*WHAT IS BEING ASKED*: Only the lines from the line containing "Emit a Python" to the line containing "plt.rcParams['mathtext.fontset'] = 'stix'", with both of those lines, are to be repeated exactly. Leave the images out.

[Collected data]

▬▬▬▬▬▬

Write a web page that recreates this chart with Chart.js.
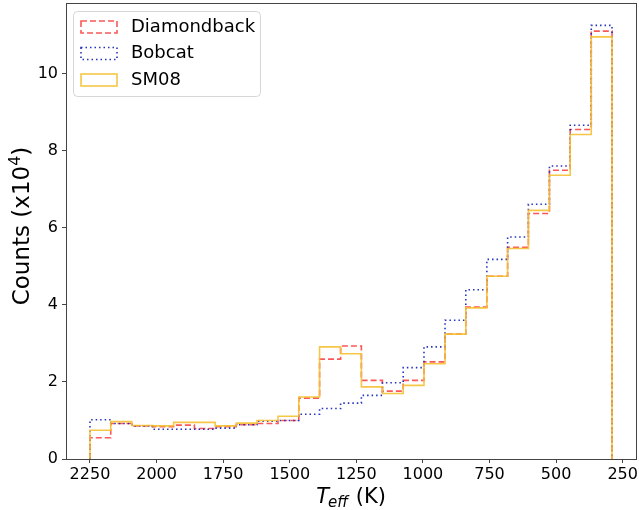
<!DOCTYPE html>
<html>
<head>
<meta charset="utf-8">
<script src="https://cdn.jsdelivr.net/npm/chart.js@4/dist/chart.umd.min.js"></script>
<style>
  html, body { margin: 0; padding: 0; background: #fff; }
  #wrap { width: 639px; height: 510px; }
</style>
</head>
<body>
<div id="wrap"><canvas id="teff" width="639" height="510"></canvas></div>
<script>
// bin edges in K (25 bins, hot to cold)
const binEdges = [2250, 2172, 2093, 2015, 1936, 1858, 1780, 1701, 1623, 1544, 1466, 1388, 1309,
  1231, 1152, 1074, 996, 917, 839, 760, 682, 604, 525, 447, 368, 290];

// counts in units of 10^4, one per bin
const diamondback = [0.55, 0.92, 0.86, 0.84, 0.88, 0.79, 0.84, 0.89, 0.92, 1.00, 1.58, 2.59, 2.93,
  2.04, 1.76, 2.04, 2.52, 3.24, 3.94, 4.74, 5.49, 6.37, 7.49, 8.55, 11.10];
const bobcat = [1.02, 0.92, 0.86, 0.77, 0.77, 0.77, 0.80, 0.89, 0.98, 1.00, 1.16, 1.31, 1.45,
  1.65, 1.98, 2.37, 2.91, 3.60, 4.39, 5.18, 5.76, 6.61, 7.60, 8.66, 11.25];
const sm08 = [0.745, 0.97, 0.87, 0.86, 0.95, 0.95, 0.86, 0.93, 1.00, 1.11, 1.61, 2.91, 2.73,
  1.87, 1.70, 1.91, 2.47, 3.24, 3.92, 4.74, 5.46, 6.45, 7.36, 8.42, 10.95];

const xTicks = [2250, 2000, 1750, 1500, 1250, 1000, 750, 500, 250];
const yTicks = [0, 2, 4, 6, 8, 10];

// outline of a step histogram
function stepPoints(counts) {
  const pts = [{ x: binEdges[0], y: 0 }];
  counts.forEach((c, i) => pts.push({ x: binEdges[i + 1], y: c }));
  pts.push({ x: binEdges[binEdges.length - 1], y: 0 });
  return pts;
}

const FONT = "'DejaVu Sans', sans-serif";

const series = [
  { label: 'Diamondback', data: diamondback, color: 'rgba(250,70,70,0.9)', dash: [6, 3] },
  { label: 'Bobcat', data: bobcat, color: 'rgba(25,40,185,0.95)', dash: [1.5, 3] },
  { label: 'SM08', data: sm08, color: 'rgba(245,192,50,0.9)', dash: [] },
];

const frameAndText = {
  id: 'frameAndText',
  afterDraw(chart) {
    const ctx = chart.ctx;
    const a = chart.chartArea;
    ctx.save();
    // axes frame
    ctx.strokeStyle = '#444';
    ctx.lineWidth = 1;
    ctx.strokeRect(Math.round(a.left) + 0.5, Math.round(a.top) + 0.5,
      Math.round(a.right - a.left), Math.round(a.bottom - a.top));

    // legend
    const lx = 73.5, ly = 11.5, lw = 187, lh = 85;
    ctx.beginPath();
    ctx.roundRect(lx, ly, lw, lh, 4);
    ctx.fillStyle = 'rgba(255,255,255,0.85)';
    ctx.fill();
    ctx.strokeStyle = '#d6d6d6';
    ctx.stroke();
    series.forEach((s, i) => {
      const cy = 27 + i * 26.5;
      ctx.strokeStyle = s.color;
      ctx.lineWidth = 1.6;
      ctx.setLineDash(s.dash);
      ctx.strokeRect(81, cy - 6, 36, 12);
      ctx.setLineDash([]);
      ctx.fillStyle = '#000';
      ctx.font = '18px ' + FONT;
      ctx.textBaseline = 'middle';
      ctx.textAlign = 'left';
      ctx.fillText(s.label, 131, cy);
    });

    // x title: T_eff (K)
    ctx.fillStyle = '#000';
    ctx.textBaseline = 'alphabetic';
    ctx.font = 'italic 21px ' + FONT;
    const tW = ctx.measureText('T').width;
    ctx.font = 'italic 15px ' + FONT;
    const sW = ctx.measureText('eff').width;
    ctx.font = '21px ' + FONT;
    const kW = ctx.measureText(' (K)').width;
    let x = (a.left + a.right) / 2 - (tW + sW + kW) / 2;
    const base = 503;
    ctx.font = 'italic 21px ' + FONT;
    ctx.fillText('T', x, base);
    x += tW;
    ctx.font = 'italic 15px ' + FONT;
    ctx.fillText('eff', x - 1, base + 4);
    x += sW;
    ctx.font = '21px ' + FONT;
    ctx.fillText(' (K)', x, base);

    // y title: Counts (x10^4)
    ctx.save();
    ctx.translate(29, 226);
    ctx.rotate(-Math.PI / 2);
    ctx.textBaseline = 'alphabetic';
    ctx.textAlign = 'left';
    const big = '23px ' + FONT, small = '16px ' + FONT;
    ctx.font = big;
    const w1 = ctx.measureText('Counts (x10').width;
    const w3 = ctx.measureText(')').width;
    ctx.font = small;
    const w2 = ctx.measureText('4').width;
    let yx = -(w1 + w2 + w3) / 2;
    ctx.font = big;
    ctx.fillText('Counts (x10', yx, 0);
    yx += w1;
    ctx.font = small;
    ctx.fillText('4', yx, -9);
    yx += w2;
    ctx.font = big;
    ctx.fillText(')', yx, 0);
    ctx.restore();
    ctx.restore();
  }
};

new Chart(document.getElementById('teff'), {
  type: 'line',
  data: {
    datasets: series.map((s, i) => ({
      label: s.label,
      data: stepPoints(s.data),
      borderColor: s.color,
      backgroundColor: 'transparent',
      borderWidth: 1.6,
      borderDash: s.dash,
      stepped: 'after',
      fill: false,
      pointRadius: 0,
      tension: 0,
      order: 3 - i,
    })),
  },
  options: {
    responsive: false,
    animation: false,
    layout: { padding: { top: 3, right: 3, left: 0, bottom: 0 } },
    plugins: {
      legend: { display: false },
      tooltip: { enabled: false },
    },
    scales: {
      x: {
        type: 'linear',
        reverse: true,
        min: 200,
        max: 2340,
        afterBuildTicks: (scale) => { scale.ticks = xTicks.map(v => ({ value: v })); },
        afterFit: (scale) => { scale.height = 51; scale.paddingLeft = 0; scale.paddingRight = 0; },
        grid: { drawOnChartArea: false, tickLength: 4, color: '#444' },
        border: { display: false },
        ticks: {
          color: '#000', font: { family: FONT, size: 16 }, padding: 2, maxRotation: 0,
          callback: (v) => String(v),
        },
      },
      y: {
        min: 0,
        max: 11.83,
        afterBuildTicks: (scale) => { scale.ticks = yTicks.map(v => ({ value: v })); },
        afterFit: (scale) => { scale.width = 66; scale.paddingTop = 0; scale.paddingBottom = 0; },
        grid: { drawOnChartArea: false, tickLength: 4, color: '#444' },
        border: { display: false },
        ticks: {
          color: '#000', font: { family: FONT, size: 16 }, padding: 4,
          callback: (v) => String(v),
        },
      },
    },
  },
  plugins: [frameAndText],
});
</script>
</body>
</html>
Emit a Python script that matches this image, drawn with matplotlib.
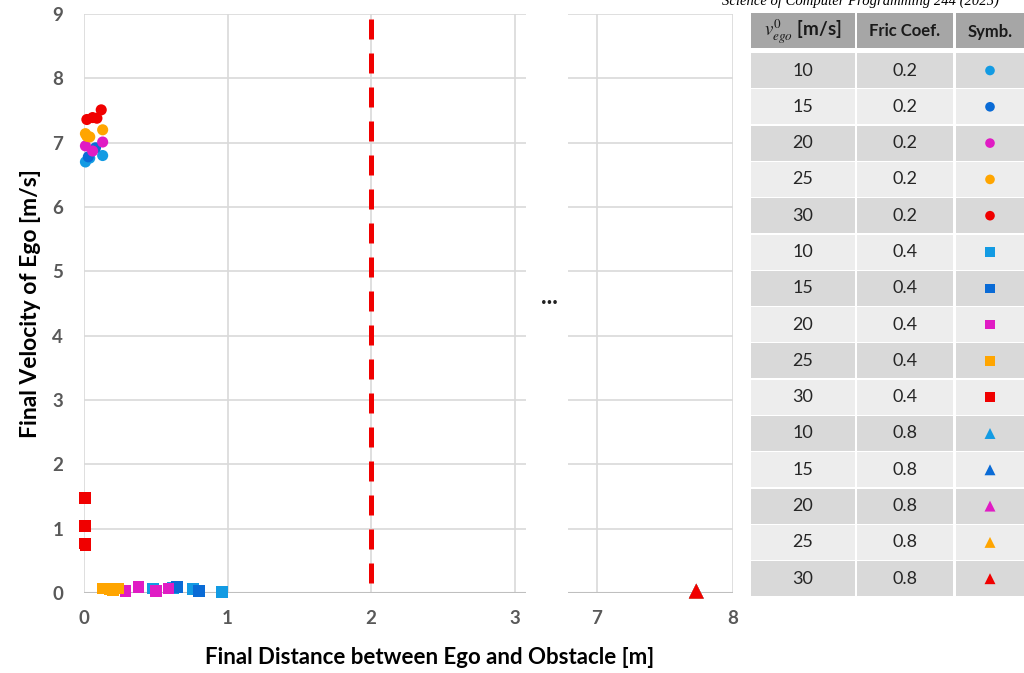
import numpy as np
import matplotlib.pyplot as plt
from matplotlib.patches import Rectangle

plt.rcParams['font.family'] = ['Lato', 'DejaVu Sans']
plt.rcParams['mathtext.fontset'] = 'stix'

# ---- data -------------------------------------------------------------
speeds = [10, 15, 20, 25, 30]
frics = [0.2, 0.4, 0.8]
colors = ['#139be3', '#0a6bd6', '#e01cc4', '#ffa500', '#f00000']
markers = ['o', 's', '^']
msizes = [64, 70, 115]

# fric 0.2 (circles)
circ_x = [[0.01, 0.04, 0.13], [0.03, 0.08], [0.01, 0.06, 0.13],
          [0.02, 0.04, 0.13, 0.01], [0.02, 0.06, 0.09, 0.12]]
circ_y = [[6.70, 6.76, 6.80], [6.78, 6.92], [6.95, 6.87, 7.01],
          [7.10, 7.09, 7.20, 7.14], [7.36, 7.39, 7.38, 7.51]]
# fric 0.4 (squares)
sq_x = [[0.48, 0.62, 0.76, 0.96], [0.65, 0.80], [0.29, 0.38, 0.50, 0.59],
        [0.13, 0.18, 0.20, 0.24], [0.005, 0.005, 0.005, 0.01]]
sq_y = [[0.07, 0.08, 0.06, 0.02], [0.09, 0.03], [0.03, 0.09, 0.03, 0.07],
        [0.07, 0.06, 0.05, 0.07], [1.48, 1.04, 0.77, 0.74]]
# fric 0.8 (triangles)
tri_x = [[7.73], [7.73], [7.73], [7.73], [7.73]]
tri_y = [[0.03], [0.03], [0.03], [0.03], [0.03]]

limit_x = 2.0
limit_y = [0.15, 9.0]

# ---- figure -----------------------------------------------------------
W, H = 1024, 673
fig = plt.figure(figsize=(W / 100, H / 100), dpi=100)

ax1 = fig.add_axes([84 / W, 1 - 593 / H, (526 - 84) / W, (593 - 14) / H])
ax2 = fig.add_axes([568 / W, 1 - 593 / H, (733 - 568) / W, (593 - 14) / H])

tick_col = '#595959'
grid_col = '#d9d9d9'

for ax in (ax1, ax2):
    for s in ax.spines.values():
        s.set_visible(False)
    ax.set_ylim(0, 9)
    ax.set_yticks(range(10))
    ax.grid(True, color=grid_col, lw=1.2)
    ax.set_axisbelow(True)
    ax.axhline(0, color='#bfbfbf', lw=1.5, zorder=1)
    ax.tick_params(length=0, labelsize=13.5, labelcolor=tick_col, pad=15)

ax1.set_xlim(0, 3.08)
ax1.set_xticks([0, 1, 2, 3])
ax2.set_xlim(6.787, 8)
ax2.set_xticks([7, 8])
ax2.tick_params(labelleft=False)
for ax in (ax1, ax2):
    ax.tick_params(axis='x', pad=12)
    for lab in ax.get_xticklabels() + ax.get_yticklabels():
        lab.set_fontweight('bold')

groups = [(circ_x, circ_y), (sq_x, sq_y), (tri_x, tri_y)]
for g, (gx, gy) in enumerate(groups):
    for i in range(len(speeds)):
        for ax in (ax1, ax2):
            ax.scatter(gx[i], gy[i], s=msizes[g], marker=markers[g],
                       color=colors[i], edgecolors='none', zorder=3,
                       clip_on=False)

ax1.plot([limit_x, limit_x], limit_y, color='#f00000', lw=3.6,
         dashes=(4, 2.8), solid_capstyle='butt', dash_capstyle='butt',
         zorder=2)

ax1.set_ylabel('Final Velocity of Ego [m/s]', fontsize=16.5,
               fontweight='bold', labelpad=8)
fig.text(430 / W, 1 - 658 / H, 'Final Distance between Ego and Obstacle [m]',
         ha='center', va='center', fontsize=16, fontweight='bold')
fig.text(549 / W, 1 - 296 / H, '...', ha='center', va='center',
         fontsize=17, fontweight='bold', color='#222222')

fig.text(722 / W, 1 - 5 / H, 'Science of Computer Programming 244 (2025)',
         ha='left', va='baseline', fontsize=10.5, style='italic',
         family='Liberation Serif')

# ---- table ------------------------------------------------------------
tab = fig.add_axes([0, 0, 1, 1])
tab.set_xlim(0, W)
tab.set_ylim(H, 0)
tab.axis('off')
tab.patch.set_visible(False)

col_l = [751, 857, 956]
col_r = [855, 953, 1030]
col_c = [803, 905, 990]
head_top, head_bot = 13, 48
row_top0, row_h, row_step = 53, 35, 36.3

header = [r'$v_{ego}^{0}$ [m/s]', 'Fric Coef.', 'Symb.']
head_fs = [13.5, 12, 12]
for c in range(3):
    tab.add_patch(Rectangle((col_l[c], head_top), col_r[c] - col_l[c],
                            head_bot - head_top, color='#a6a6a6', lw=0))
    tab.text(col_c[c], (head_top + head_bot) / 2 + 1, header[c], ha='center',
             va='center', fontsize=head_fs[c], fontweight='bold',
             color='#1a1a1a')

rows = [(f, sp, ci) for f in range(len(frics)) for ci, sp in enumerate(speeds)]
for r, (f, sp, ci) in enumerate(rows):
    top = row_top0 + r * row_step
    bg = '#d9d9d9' if r % 2 == 0 else '#ededed'
    for c in range(3):
        tab.add_patch(Rectangle((col_l[c], top), col_r[c] - col_l[c], row_h,
                                color=bg, lw=0))
    yc = top + row_h / 2
    tab.text(col_c[0], yc, str(sp), ha='center', va='center', fontsize=13,
             color='#262626')
    tab.text(col_c[1], yc, str(frics[f]), ha='center', va='center',
             fontsize=13, color='#262626')
    tab.scatter([col_c[2]], [yc], s=[48, 46, 62][f], marker=markers[f],
                color=colors[ci], edgecolors='none')

fig.savefig('out.png', dpi=100)
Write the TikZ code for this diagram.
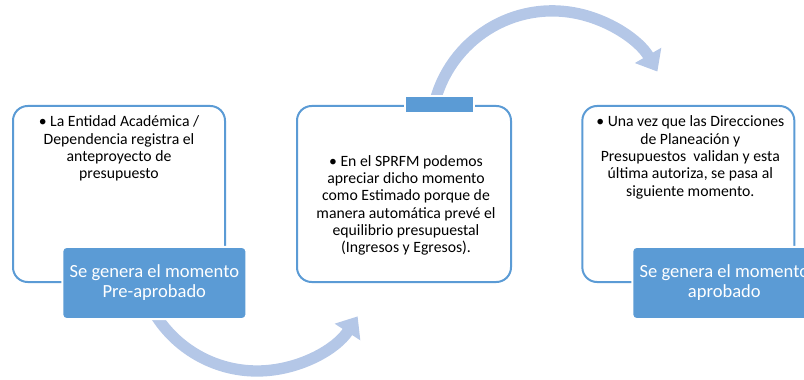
\documentclass[tikz,border=0pt]{standalone}
\usepackage{fontspec}
\setmainfont{Carlito}
\usepackage{xcolor}
\usetikzlibrary{positioning,arrows.meta}
\definecolor{stepblue}{RGB}{91,155,213}
\definecolor{arcblue}{RGB}{180,199,231}

\begin{document}
\begin{tikzpicture}[stage box/.style={draw=stepblue, line width=1.5pt, rounded corners=11pt, fill=white, minimum width=159pt, minimum height=132pt},
    moment box/.style={draw=white, line width=1.5pt, fill=stepblue, rounded corners=3pt, minimum width=138pt, minimum height=54pt, text=white, align=center, font=\fontsize{13.9}{15}\selectfont},
    note/.style={align=center, inner sep=0pt, font=\fontsize{11.8}{13}\selectfont},
    flow arrow/.style={draw=arcblue, line width=8.5pt, -{Triangle[width=22pt,length=14pt]}}]
    \useasboundingbox (0,0) rectangle (603pt,284.25pt);
    \clip (0,0) rectangle (603pt,284.25pt);

    % the three stages
    \node[stage box] (entidad) at (89.25pt,138.75pt) {};
    \node[stage box, minimum width=160.5pt, right=52.5pt of entidad] (sprfm) {};
    \node[stage box, right=52pt of sprfm] (planeacion) {};

    % curved arrows between stages
    \coordinate (bajo) at (192.75pt,96pt);
    \coordinate (alto) at (413.25pt,185.25pt);
    \draw[flow arrow] ([shift={(212:90pt)}]bajo) arc[start angle=212, end angle=327, radius=90pt];
    \draw[flow arrow] ([shift={(170:90pt)}]alto) arc[start angle=170, end angle=30, radius=91pt];

    \node[moment box, anchor=east] (preaprobado) at ([xshift=16pt]entidad.south east) {Se genera el momento\\Pre-aprobado};
    \node[moment box, anchor=east] (aprobado) at ([xshift=16.5pt]planeacion.south east) {Se genera el momento\\aprobado};
    \node[draw=white, line width=1.5pt, fill=stepblue, inner sep=0pt, minimum width=51.75pt, minimum height=12.75pt] (marca) at ([xshift=26.6pt]sprfm.north) {};

    % texts
    \node[note, below=8pt of entidad.north] (textoentidad) {\textbullet\ La Entidad Académica /\\Dependencia registra el\\anteproyecto de\\presupuesto};
    \node[note] (textosprfm) at ([xshift=1.5pt,yshift=-8.5pt]sprfm.center) {\textbullet\ En el SPRFM podemos\\apreciar dicho momento\\como Estimado porque de\\manera automática prevé el\\equilibrio presupuestal\\(Ingresos y Egresos).};
    \node[note, below=8pt of planeacion.north, xshift=1.5pt] (textoplaneacion) {\textbullet\ Una vez que las Direcciones\\de Planeación y\\Presupuestos\ \ validan y esta\\última autoriza, se pasa al\\siguiente momento.};
\end{tikzpicture}
\end{document}
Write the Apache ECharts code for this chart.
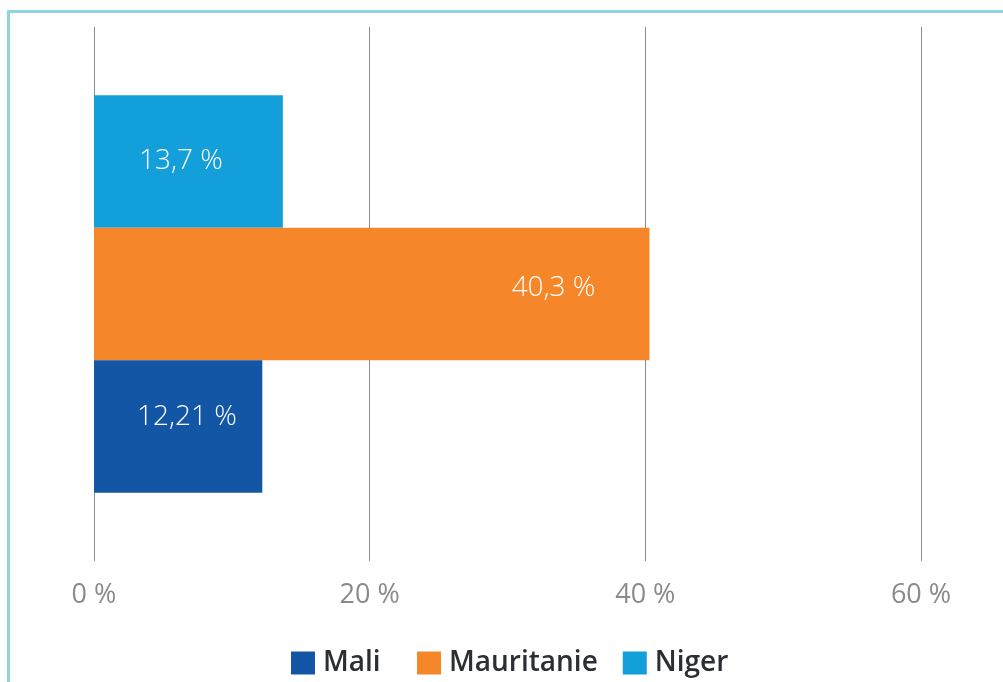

▬▬▬▬▬▬

*ANSWER IN FULL*:
Emit a Python script that matches this image, drawn with matplotlib.
import numpy as np
import matplotlib.pyplot as plt
from matplotlib.patches import Rectangle

plt.rcParams['font.family'] = ['Lato', 'DejaVu Sans']
plt.rcParams['mathtext.fontset'] = 'stix'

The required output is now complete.